-------- Provided data --------
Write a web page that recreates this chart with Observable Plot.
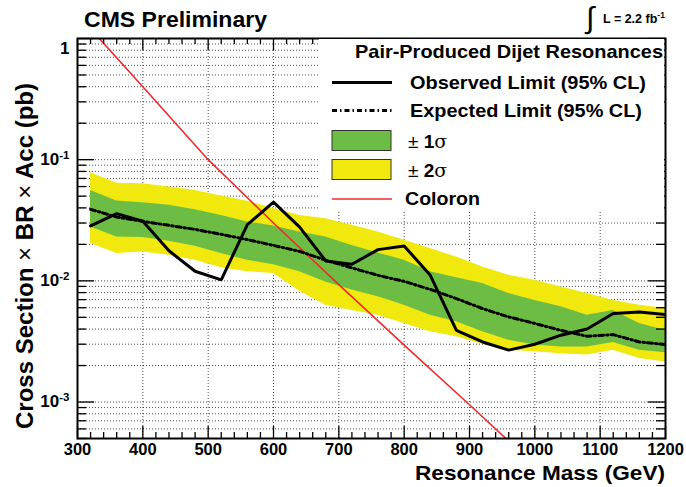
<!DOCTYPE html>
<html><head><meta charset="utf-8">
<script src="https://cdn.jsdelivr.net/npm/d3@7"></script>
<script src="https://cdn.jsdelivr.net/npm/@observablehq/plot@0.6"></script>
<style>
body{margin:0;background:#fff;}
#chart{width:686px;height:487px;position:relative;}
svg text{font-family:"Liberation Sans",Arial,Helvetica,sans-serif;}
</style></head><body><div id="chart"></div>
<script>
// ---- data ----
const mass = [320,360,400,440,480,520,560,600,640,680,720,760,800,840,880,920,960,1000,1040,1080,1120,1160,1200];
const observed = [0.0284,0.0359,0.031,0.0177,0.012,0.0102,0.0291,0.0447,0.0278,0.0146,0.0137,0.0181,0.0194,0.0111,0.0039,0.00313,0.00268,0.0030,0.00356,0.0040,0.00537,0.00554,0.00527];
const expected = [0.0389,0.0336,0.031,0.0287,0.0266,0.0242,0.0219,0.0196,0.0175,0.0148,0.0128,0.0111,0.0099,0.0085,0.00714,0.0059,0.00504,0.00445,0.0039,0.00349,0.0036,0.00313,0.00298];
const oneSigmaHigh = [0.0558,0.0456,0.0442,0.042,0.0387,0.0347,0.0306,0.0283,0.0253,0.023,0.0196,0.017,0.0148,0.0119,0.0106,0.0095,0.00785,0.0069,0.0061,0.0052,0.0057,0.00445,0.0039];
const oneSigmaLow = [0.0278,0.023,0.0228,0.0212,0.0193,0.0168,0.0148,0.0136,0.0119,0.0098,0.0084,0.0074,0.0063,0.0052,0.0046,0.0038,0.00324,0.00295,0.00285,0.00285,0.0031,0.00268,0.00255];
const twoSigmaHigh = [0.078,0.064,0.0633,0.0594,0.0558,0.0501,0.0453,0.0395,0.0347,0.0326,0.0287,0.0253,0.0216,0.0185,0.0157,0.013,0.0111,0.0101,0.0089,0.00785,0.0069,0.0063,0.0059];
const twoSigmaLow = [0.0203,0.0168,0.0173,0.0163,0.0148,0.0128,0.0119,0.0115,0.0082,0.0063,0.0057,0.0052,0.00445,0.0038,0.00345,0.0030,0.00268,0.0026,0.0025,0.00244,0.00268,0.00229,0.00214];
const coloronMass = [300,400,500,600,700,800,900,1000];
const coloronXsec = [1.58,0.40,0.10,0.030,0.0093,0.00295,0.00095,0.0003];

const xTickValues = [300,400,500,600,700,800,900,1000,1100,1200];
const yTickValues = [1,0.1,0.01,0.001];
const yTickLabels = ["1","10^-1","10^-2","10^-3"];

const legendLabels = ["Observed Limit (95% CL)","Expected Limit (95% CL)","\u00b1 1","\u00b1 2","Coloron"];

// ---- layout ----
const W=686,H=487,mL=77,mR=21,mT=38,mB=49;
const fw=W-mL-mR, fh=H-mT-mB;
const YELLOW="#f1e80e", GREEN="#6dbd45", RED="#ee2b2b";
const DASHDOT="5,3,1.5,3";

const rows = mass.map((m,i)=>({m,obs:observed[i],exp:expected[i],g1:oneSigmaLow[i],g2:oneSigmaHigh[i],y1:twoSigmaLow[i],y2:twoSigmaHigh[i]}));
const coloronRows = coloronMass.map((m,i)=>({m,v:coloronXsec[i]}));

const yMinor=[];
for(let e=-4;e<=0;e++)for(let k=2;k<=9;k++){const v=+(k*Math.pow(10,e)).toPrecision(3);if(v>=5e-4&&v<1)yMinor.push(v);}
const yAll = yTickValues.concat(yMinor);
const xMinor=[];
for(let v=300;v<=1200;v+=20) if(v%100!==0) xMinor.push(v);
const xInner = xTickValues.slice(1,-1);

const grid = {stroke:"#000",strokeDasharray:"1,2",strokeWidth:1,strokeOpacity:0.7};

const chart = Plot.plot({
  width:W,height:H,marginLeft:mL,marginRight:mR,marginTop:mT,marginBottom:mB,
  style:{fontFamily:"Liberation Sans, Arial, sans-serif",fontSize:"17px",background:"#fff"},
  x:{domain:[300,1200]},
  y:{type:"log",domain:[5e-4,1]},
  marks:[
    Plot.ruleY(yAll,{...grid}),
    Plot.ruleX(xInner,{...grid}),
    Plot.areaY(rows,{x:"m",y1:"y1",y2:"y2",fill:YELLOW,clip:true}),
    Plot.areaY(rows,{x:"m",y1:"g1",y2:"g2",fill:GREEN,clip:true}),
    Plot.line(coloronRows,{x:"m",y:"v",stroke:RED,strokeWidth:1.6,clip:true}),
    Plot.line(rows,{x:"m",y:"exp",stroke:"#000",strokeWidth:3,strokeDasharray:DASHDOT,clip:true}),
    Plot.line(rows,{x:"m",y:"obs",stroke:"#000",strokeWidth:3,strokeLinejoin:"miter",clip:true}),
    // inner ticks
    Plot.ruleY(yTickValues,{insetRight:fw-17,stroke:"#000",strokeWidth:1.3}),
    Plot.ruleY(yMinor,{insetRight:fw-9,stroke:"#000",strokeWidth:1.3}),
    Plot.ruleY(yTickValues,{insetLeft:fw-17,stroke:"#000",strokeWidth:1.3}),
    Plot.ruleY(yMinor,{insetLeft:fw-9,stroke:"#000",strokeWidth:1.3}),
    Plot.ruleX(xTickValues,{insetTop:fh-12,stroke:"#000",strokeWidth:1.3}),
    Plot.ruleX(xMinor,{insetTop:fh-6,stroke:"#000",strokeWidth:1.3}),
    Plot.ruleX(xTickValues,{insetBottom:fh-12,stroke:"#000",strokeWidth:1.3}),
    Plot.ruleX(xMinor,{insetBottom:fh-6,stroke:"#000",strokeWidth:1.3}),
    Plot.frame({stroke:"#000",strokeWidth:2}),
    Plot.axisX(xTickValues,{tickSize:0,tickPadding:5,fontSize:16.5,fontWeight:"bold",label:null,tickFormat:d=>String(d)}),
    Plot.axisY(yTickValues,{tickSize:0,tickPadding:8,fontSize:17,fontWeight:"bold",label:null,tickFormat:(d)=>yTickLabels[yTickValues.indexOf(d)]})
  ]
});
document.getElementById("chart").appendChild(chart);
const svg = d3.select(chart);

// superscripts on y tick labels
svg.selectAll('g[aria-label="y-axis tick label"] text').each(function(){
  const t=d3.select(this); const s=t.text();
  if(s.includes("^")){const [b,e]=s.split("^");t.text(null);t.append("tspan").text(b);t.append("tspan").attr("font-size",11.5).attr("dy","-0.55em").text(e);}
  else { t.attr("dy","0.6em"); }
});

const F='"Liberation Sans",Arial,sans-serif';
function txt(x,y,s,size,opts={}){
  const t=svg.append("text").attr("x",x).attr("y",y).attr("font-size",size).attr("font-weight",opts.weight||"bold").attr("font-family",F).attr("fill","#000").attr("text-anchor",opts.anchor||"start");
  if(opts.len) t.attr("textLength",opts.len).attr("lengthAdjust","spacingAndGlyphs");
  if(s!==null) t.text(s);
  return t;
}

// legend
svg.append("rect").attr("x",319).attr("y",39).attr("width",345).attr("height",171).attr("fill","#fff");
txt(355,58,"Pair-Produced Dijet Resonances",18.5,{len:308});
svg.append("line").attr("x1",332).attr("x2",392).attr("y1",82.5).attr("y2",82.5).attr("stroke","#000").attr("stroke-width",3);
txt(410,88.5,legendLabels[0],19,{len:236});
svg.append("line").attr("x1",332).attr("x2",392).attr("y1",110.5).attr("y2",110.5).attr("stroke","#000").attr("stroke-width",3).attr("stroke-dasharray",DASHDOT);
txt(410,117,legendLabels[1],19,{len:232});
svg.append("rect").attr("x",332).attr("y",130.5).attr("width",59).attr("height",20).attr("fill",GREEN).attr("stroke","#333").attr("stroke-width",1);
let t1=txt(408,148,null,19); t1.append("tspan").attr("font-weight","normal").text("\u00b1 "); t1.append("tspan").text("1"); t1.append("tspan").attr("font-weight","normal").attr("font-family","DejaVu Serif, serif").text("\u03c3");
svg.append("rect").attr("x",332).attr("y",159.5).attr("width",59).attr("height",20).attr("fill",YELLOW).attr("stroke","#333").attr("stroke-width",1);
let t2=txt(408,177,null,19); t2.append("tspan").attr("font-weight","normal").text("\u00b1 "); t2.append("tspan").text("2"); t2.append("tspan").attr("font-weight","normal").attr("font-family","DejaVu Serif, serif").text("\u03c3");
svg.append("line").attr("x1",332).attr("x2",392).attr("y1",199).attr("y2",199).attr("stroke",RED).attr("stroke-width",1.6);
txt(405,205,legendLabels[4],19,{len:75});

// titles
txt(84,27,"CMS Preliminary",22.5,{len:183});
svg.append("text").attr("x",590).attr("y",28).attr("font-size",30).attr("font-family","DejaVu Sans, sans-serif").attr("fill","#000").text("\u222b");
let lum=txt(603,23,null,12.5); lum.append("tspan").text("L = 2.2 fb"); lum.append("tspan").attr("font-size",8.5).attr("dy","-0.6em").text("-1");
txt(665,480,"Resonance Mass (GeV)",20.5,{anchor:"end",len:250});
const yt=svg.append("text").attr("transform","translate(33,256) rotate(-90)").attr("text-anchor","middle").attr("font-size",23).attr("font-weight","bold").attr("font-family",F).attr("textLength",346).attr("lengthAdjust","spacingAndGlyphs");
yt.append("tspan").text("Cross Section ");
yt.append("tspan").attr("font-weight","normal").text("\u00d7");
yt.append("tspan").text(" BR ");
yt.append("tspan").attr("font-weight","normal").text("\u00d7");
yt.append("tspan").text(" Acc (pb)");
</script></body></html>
--------
For the listing above, identify each line bearing "this".

## The response
Write a web page that recreates this chart with Observable Plot.
  const t=d3.select(this); const s=t.text();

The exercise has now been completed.